Actually, Sam Harris, It's Hatred of Religion(s) that Has Caused Most Recent Genocides
The anti-religious zealots are getting nasty and more and more illogical. This argument makes as much sense as saying: Moderate atheists only give cover to the really venal extremist atheists--such as, say, Pol Pot and Stalin, who have been responsible for so much needless death and genocide. The logic doesn't hold up in either case. And doesn't history, from the Crusdaes to the Holocaust, demonstrate that it is not religion qua religion that causes problems--but rather something like the hatred of religion or of a particular religion?

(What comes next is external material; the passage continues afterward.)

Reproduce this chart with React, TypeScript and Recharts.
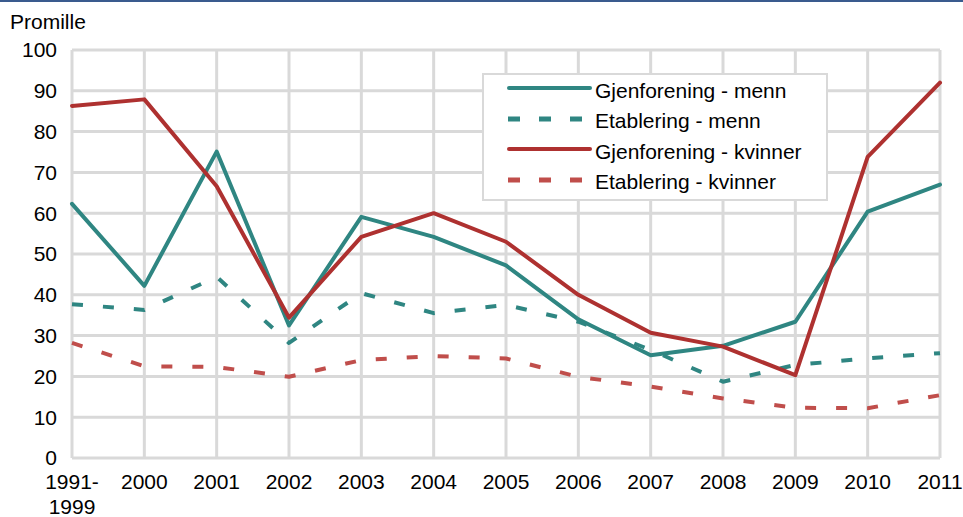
import React from "react";
import {
  LineChart, Line, XAxis, YAxis, CartesianGrid, Legend,
} from "recharts";

const years = ["1991-1999", "2000", "2001", "2002", "2003", "2004", "2005", "2006", "2007", "2008", "2009", "2010", "2011"];
const gjenforeningMenn = [62.3, 42.2, 75.1, 32.5, 59.1, 54.2, 47.2, 34.0, 25.2, 27.5, 33.4, 60.4, 67.0];
const etableringMenn = [37.7, 36.3, 44.4, 28.2, 40.4, 35.5, 37.5, 33.4, 26.5, 18.7, 22.8, 24.4, 25.7];
const gjenforeningKvinner = [86.3, 87.9, 66.6, 34.4, 54.2, 60.0, 53.0, 40.0, 30.7, 27.3, 20.3, 73.8, 92.0];
const etableringKvinner = [28.2, 22.5, 22.3, 19.9, 24.0, 25.0, 24.4, 19.9, 17.5, 14.6, 12.3, 12.2, 15.4];
const yTicks = [0, 10, 20, 30, 40, 50, 60, 70, 80, 90, 100];

const FONT = "'Liberation Sans', Arial, sans-serif";
const TEAL = "#2f8682";
const RED = "#ae3130";
const RED_LIGHT = "#c04e4b";

const series = [
  { key: "gm", name: "Gjenforening - menn", color: TEAL, dash: undefined as string | undefined },
  { key: "em", name: "Etablering - menn", color: TEAL, dash: "11 20" },
  { key: "gk", name: "Gjenforening - kvinner", color: RED, dash: undefined as string | undefined },
  { key: "ek", name: "Etablering - kvinner", color: RED_LIGHT, dash: "11 20" },
];

const data = years.map((year, i) => ({
  year,
  gm: gjenforeningMenn[i],
  em: etableringMenn[i],
  gk: gjenforeningKvinner[i],
  ek: etableringKvinner[i],
}));

const XTick = ({ x, y, payload }: any) => {
  const label = String(payload.value);
  const lines = label.includes("-") ? [label.split("-")[0] + "-", label.split("-")[1]] : [label];
  return (
    <text x={x} y={y} textAnchor="middle" fontSize={21} fill="#000" fontFamily={FONT}>
      {lines.map((l, i) => (
        <tspan key={i} x={x} dy={i === 0 ? "0.71em" : 25}>{l}</tspan>
      ))}
    </text>
  );
};

const LegendBox = () => (
  <div style={{
    background: "#fff", border: "2px solid #d9d9d9", width: 346, height: 128,
    boxSizing: "border-box", fontFamily: FONT, fontSize: 21, color: "#000",
  }}>
    {series.map((s) => (
      <div key={s.key} style={{ display: "flex", alignItems: "center", height: 30.5 }}>
        <svg width={111} height={12} style={{ flexShrink: 0 }}>
          {s.dash ? (
            <line x1={24} x2={98} y1={4} y2={4} stroke={s.color} strokeWidth={5} strokeDasharray="12 19" />
          ) : (
            <line x1={25} x2={106} y1={4} y2={4} stroke={s.color} strokeWidth={4} strokeLinecap="round" />
          )}
        </svg>
        <span style={{ lineHeight: "21px", whiteSpace: "nowrap" }}>{s.name}</span>
      </div>
    ))}
  </div>
);

export default function App() {
  return (
    <div style={{
      position: "fixed", top: 0, left: 0, width: 963, height: 517,
      background: "#fff", overflow: "hidden",
    }}>
      <div style={{ position: "absolute", top: 0, left: 0, width: 963, height: 2, background: "#3a5b8e" }} />
      <div style={{
        position: "absolute", top: 11, left: 10, fontFamily: FONT, fontSize: 21,
        lineHeight: "21px", color: "#000", zIndex: 2,
      }}>
        Promille
      </div>
      <LineChart width={963} height={517} data={data} margin={{ top: 50, right: 23, bottom: 0, left: 0 }}>
        <CartesianGrid stroke="#d9d9d9" strokeWidth={3} />
        <XAxis
          dataKey="year"
          interval={0}
          axisLine={false}
          tickLine={false}
          tickMargin={10}
          height={59}
          tick={<XTick />}
          padding={{ left: 0, right: 0 }}
        />
        <YAxis
          domain={[0, 100]}
          ticks={yTicks}
          interval={0}
          axisLine={false}
          tickLine={false}
          tickMargin={9}
          width={72}
          tick={{ fontSize: 21, fill: "#000", fontFamily: FONT }}
        />
        <Legend
          layout="vertical"
          align="center"
          verticalAlign="middle"
          content={() => <LegendBox />}
          wrapperStyle={{ left: 482, top: 73, width: 346, height: 128 }}
        />
        {series.map((s) => (
          <Line
            key={s.key}
            type="linear"
            dataKey={s.key}
            name={s.name}
            stroke={s.color}
            strokeWidth={4}
            strokeDasharray={s.dash}
            strokeLinecap={s.dash ? "butt" : "round"}
            strokeLinejoin="round"
            dot={false}
            activeDot={false}
            isAnimationActive={false}
          />
        ))}
      </LineChart>
    </div>
  );
}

Let's hope we can get beyond this type of illogical hatred and begin to judge each other not on our religion or lack thereof--but on whether we are decent and responsible human beings.
from Faithful Progressive
There have those who have railed against the evils of "moderate" people of faith for the last several years, but mostly just on their internet message boards and podcasts. But now that you have people not only making non-theism and secularist concerns a mainstream issue (welcome to the table, well done) but also making religion in general out as something to mock and ridicule, I fear that the debate will go from intellectually honest and rooted in humanitarian concern to a superficial war of uninformed rhetoric and talking points resembling the current state of politics in the US. While I do not currently believe that Harris or other currently popular atheist writers actually hate religion, I think we are seeing a kind of airing out of a lot of previously repressed and ignored frustration with the way the more visible religious movements have been conducting themselves. So, I suppose, as social movements go it might not be surprising to see some fringe atheism emerge to rival the nutiness of the extremist religionists. Only time will tell.